Movable clinic and adult novelty store team up for HIV prevention

“This is just going to be a quick prick,” outreach worker Yves Gibbons said. He squeezed the index finger of a woman in her thirties and took a fast jab with a tiny needle – the first HIV test of the evening.

Gibbons and his client sat in the back of a van on a hot July evening as people started crowding the streets for downtown Oakland’s popular First Friday event.

The mobile HIV testing and counseling site is a joint project of the Berkeley Free Clinic and UC Berkeley’s University Health Services. The van, which travels throughout the East Bay, offers rapid response tests. The pinprick of blood, smeared on a test strip, will show a positive or negative result in about 20 minutes. While people wait for their test results, they are counseled about sexual health and any other concerns that come up.

The testing and the counseling are available to anyone, though the joint program, called Berkeley Builds Capacity, is aimed at 18 to 24 year olds in the African American, Latino and Asian Pacific Islander communities. In the van, as in the Berkeley clinic, all healthcare services are free – not even a sliding scale is charged.

“Healthcare is a right, not a privilege,” said Marie Palo, the liaison between UHS and the Clinic. “We try to make healthcare as accessible as possible.”

The Berkeley Free Clinic van helps connect people who don’t have cars to an easily accessible testing site, Palo said. Other clients, she added, don’t want to be seen getting an HIV test in their own neighborhood, and can seek out the van when it’s parked in a location far away from their homes.

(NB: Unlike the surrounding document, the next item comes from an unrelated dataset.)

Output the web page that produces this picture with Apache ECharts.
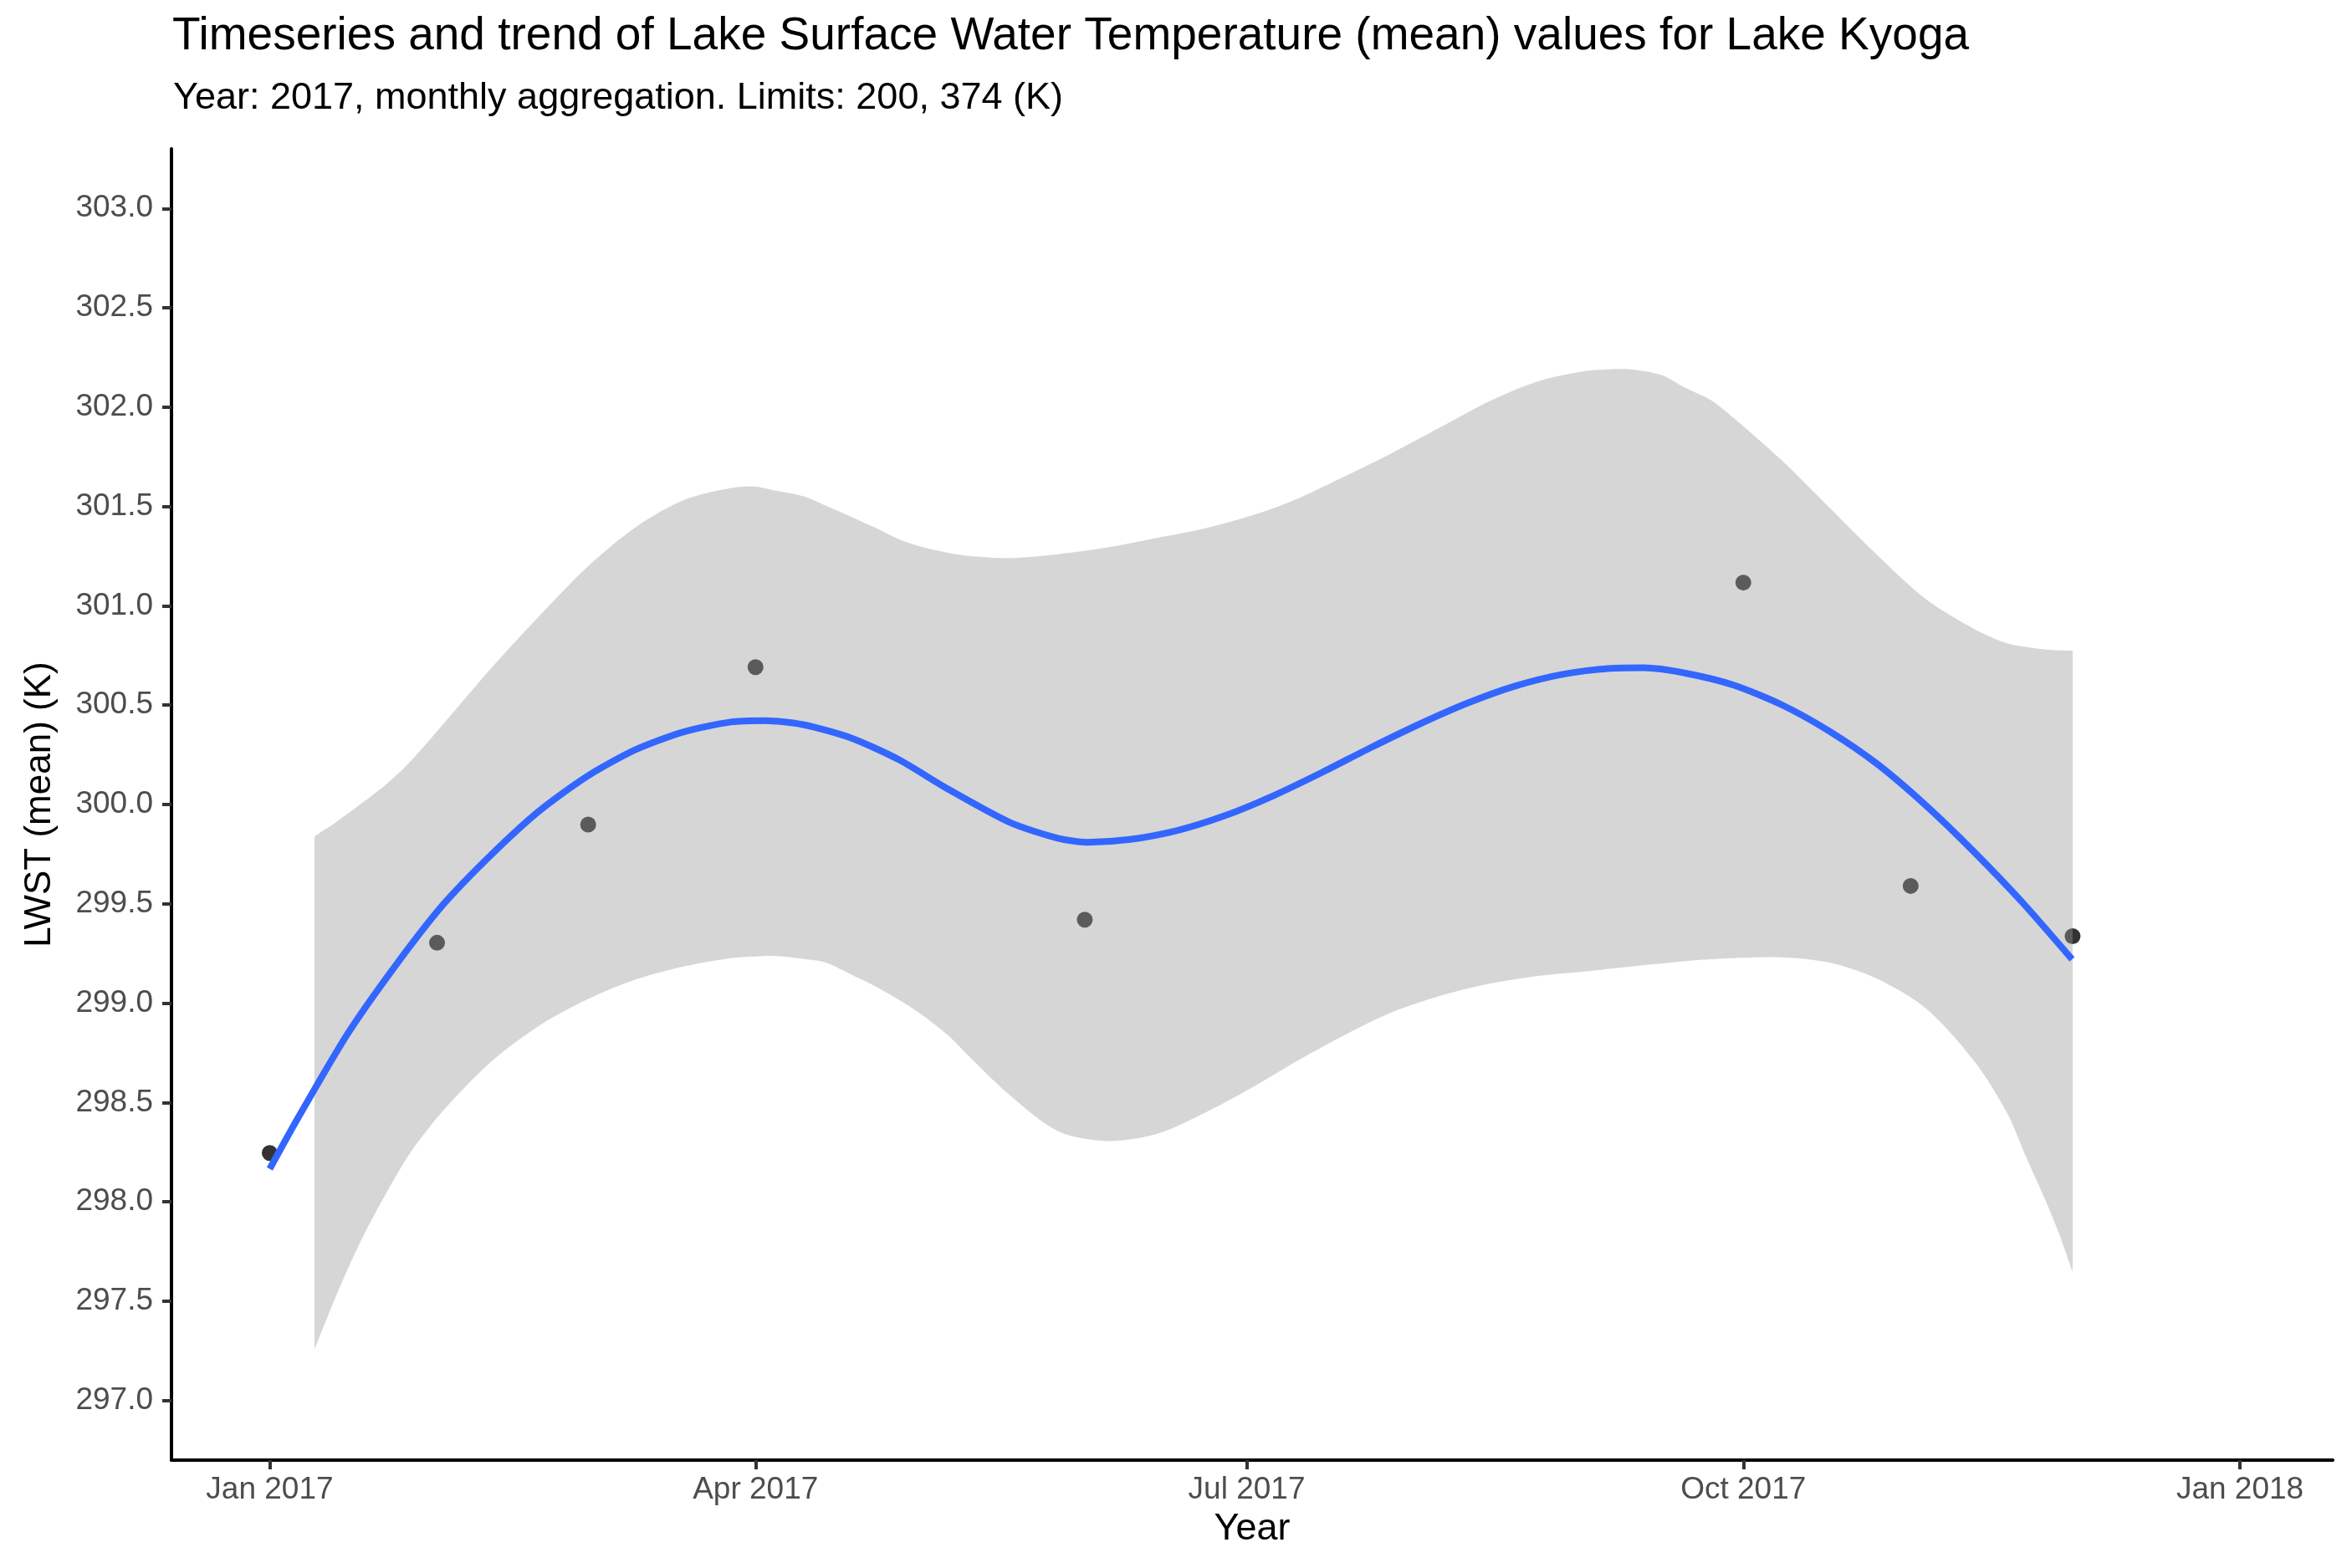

The van offered services in front of Feelmore 510, an adult novelty shop in downtown Oakland, during the First Friday event in July. Shop owner Nenna Joiner helped to get the van parked outside of her store for the evening.

Joiner wants to use her store, a sex-positive shop in the tradition of San Francisco’s Good Vibrations, as a place to “turn sex from a humorous subject into a practical one.” People are often uncomfortable talking about sex, Joiner said. Nearby services encourage the conversation to continue outside of the sex store.

HIV also remains a stigmatized disease, Palo said, making conversations about prevention difficult. Young people, she added, often aren’t aware of the importance of getting tested.

The counseling for first-time testers is aimed at making sure that clients leave the van educated about HIV transmission, Palo said. Counselors will explain, for instance, that anal sex carries a higher risk of transmission than vaginal sex, as well as help clients think of strategies for approaching sex safely.

Most people get good news when their test results are ready at the end of the counseling session. Only two people, Palo said, have had a positive result since the van started testing in March of this year. Checking in about available support is the first step with those clients, Palo added, and they are also given “Day One,” the Project Inform guide to living with HIV.

The van tests anywhere from 5-20 people during outreach events, Palo said.

A table outside of the van, loaded with condoms and lube, prompts people to stop on the busy street. People usually leave with about five condoms, outreach coordinator Savannah O’Neill said, along with the offer of a free HIV test if they want it.

The van offers testing regularly in the East Bay, including stops at the RYSE Youth Center in Richmond every other Wednesday and Club 21 in Oakland the second Friday and third Saturday of each month. Palo and the rest of the Berkeley Builds Capacity team will also return to Feelmore 510 for August’s First Friday event in downtown Oakland.